When processes ship without data contracts, reliability lives in people’s heads. Certain individuals know which file is “really” final, which subsidiary has special currency logic, which tax codes are safe to ignore for now. The system functions as long as those individuals remain present, attentive, and uninterrupted.

This model makes operations dependent on continuity of memory rather than clarity of design. It rewards heroics over architecture. The organization survives through exceptional effort rather than predictable behavior.

By advocating for data contracts, the author is making a different bet: that operations can and should behave like engineered systems. In that world, the interface between teams is not an email thread or a shared understanding; it is a defined contract. Failure states are expected and classified, not treated as personal shortcomings.

In the end: making data non-negotiable

Ultimately, the piece is a call to reframe where teams spend their design energy. Instead of perfecting steps, it argues for making data non-negotiable: named, owned, validated, and enforced as a first-class object in operational design.

This is framed as a question of control, not complexity. A “working process” is not the same as a controllable system. The former can move transactions; the latter can be reasoned about, tested, and safely changed. Data contracts are presented as the bridge between the two—a way to turn tacit assumptions into explicit boundaries.
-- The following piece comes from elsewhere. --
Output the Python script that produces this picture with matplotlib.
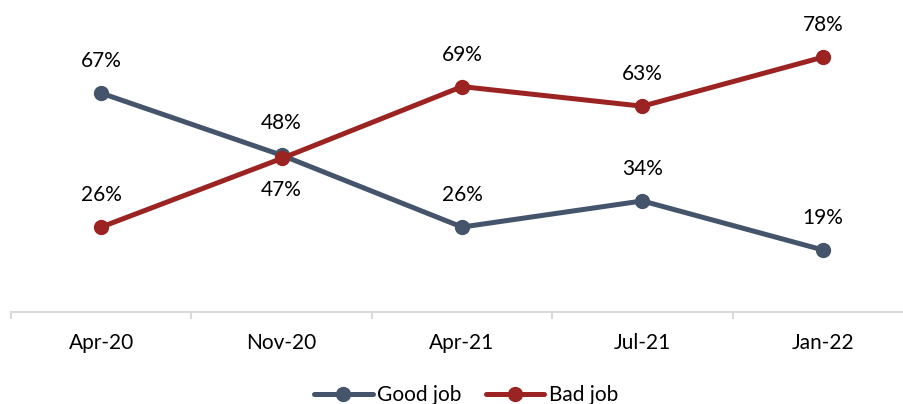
import matplotlib
matplotlib.use('Agg')
import matplotlib.pyplot as plt

plt.rcParams['font.family'] = ['Lato', 'DejaVu Sans']

months = ['Apr-20', 'Nov-20', 'Apr-21', 'Jul-21', 'Jan-22']
good_job = [67, 48, 26, 34, 19]
bad_job = [26, 47, 69, 63, 78]
# label placement: 1 = above the point, -1 = below
good_pos = [1, 1, 1, 1, 1]
bad_pos = [1, -1, 1, 1, 1]

good_color = '#44546A'
bad_color = '#9B2423'

fig = plt.figure(figsize=(9.04, 4.04), dpi=100)
ax = fig.add_axes([11 / 904, (404 - 312) / 404, 902 / 904, (312 - 18) / 404])

x = list(range(len(months)))
ax.plot(x, good_job, color=good_color, lw=3.6, marker='o', ms=10, label='Good job', solid_capstyle='round')
ax.plot(x, bad_job, color=bad_color, lw=3.6, marker='o', ms=10, label='Bad job', solid_capstyle='round')

for xi, v, p in zip(x, good_job, good_pos):
    ax.annotate(f'{v}%', (xi, v), xytext=(0, 23 * p), textcoords='offset points',
                ha='center', va='center', fontsize=15, color='#000000')
for xi, v, p in zip(x, bad_job, bad_pos):
    ax.annotate(f'{v}%', (xi, v), xytext=(0, 23 * p), textcoords='offset points',
                ha='center', va='center', fontsize=15, color='#000000')

ax.set_xlim(-0.5, 4.5)
ax.set_ylim(0, 90)
ax.set_yticks([])
for s in ['top', 'right', 'left']:
    ax.spines[s].set_visible(False)
ax.spines['bottom'].set_color('#D9D9D9')
ax.spines['bottom'].set_linewidth(1.5)

ax.set_xticks(x)
ax.set_xticklabels(months, fontsize=15)
ax.tick_params(axis='x', which='major', length=0, pad=15)
ax.set_xticks([i - 0.5 for i in range(len(months) + 1)], minor=True)
ax.tick_params(axis='x', which='minor', length=5, width=1.5, color='#D9D9D9')

ax.legend(loc='center', bbox_to_anchor=(466 / 904, 9 / 404), bbox_transform=fig.transFigure,
          ncol=2, frameon=False, fontsize=15, handlelength=2.8, columnspacing=1.2, handletextpad=0.2)

fig.savefig('out.png', dpi=100)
Looking ahead, the signal is clear: as organizations layer more automation on top of shared systems, the limiting factor will not be how many workflows they can draw, but how precisely they can define and enforce what those workflows are allowed to assume. The practical shift is subtle but concrete: before celebrating a process as “live,” ask what its data contract is—and where, specifically, the system refuses to proceed when that contract is broken. The answer to that question is where operational reliability actually begins.